In the White House, the first sign of the looming embargo came when President John F. Kennedy told his press secretary to go buy him as many H. Upmann Cuban cigars as he could find. The aide came back with 1,200 stogies.
Kennedy announced the embargo Feb. 3, 1962, citing "the subversive offensive of Sino-Soviet communism with which the government of Cuba is publicly aligned."
It went into effect four days later at the height of the Cold War, a year removed from the failed CIA-backed Bay of Pigs invasion meant to oust communism from Cuba and eight months before Soviet attempts to put nuclear missiles on the island brought the two superpowers to the brink of war.
Washington already had some limited sanctions in place, but Kennedy's decision was the beginning of a comprehensive ban on U.S. trade with the island that has remained more or less intact ever since.

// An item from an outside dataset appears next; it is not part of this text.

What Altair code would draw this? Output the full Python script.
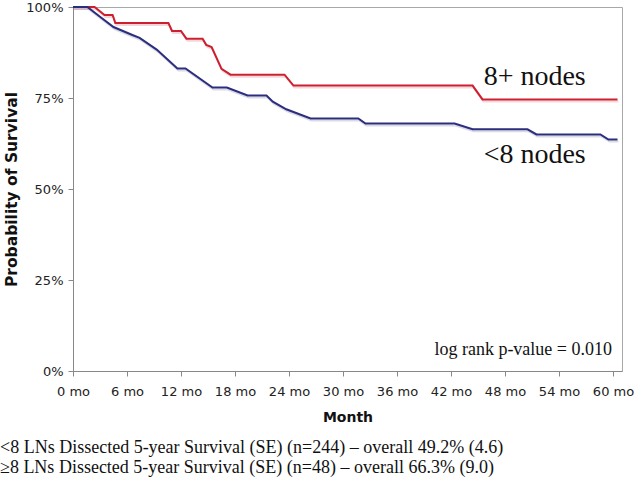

Little was planned to mark Tuesday's anniversary, but Cuban American members of Congress issued a joint statement vowing to keep the heat on Cuba.
Supporters of the policy acknowledge that many U.S. strategic concerns from the 1960s have been consigned to the dustbin of history, such as halting the spread of Soviet influence and keeping Fidel Castro from exporting revolution throughout Latin America.
But they say that other justifications remain, such as the confiscation of U.S. property in Cuba and the need to press for greater political and personal freedoms on the island.
"We have a hemispheric commitment to freedom and democracy and respect for human rights," said Jose Cardenas, a former National Security Council staffer on Cuba under President George W. Bush. "I still think that those are worthy aspirations."
President Obama has said Raul Castro's economic openings are insufficient, and it's unlikely he would do anything in an election year to risk losing support in Florida, which he won in 2008.
Even if he wanted to lift the embargo, the Helms-Burton Act of 1996 stipulates that it would have to be approved by Congress.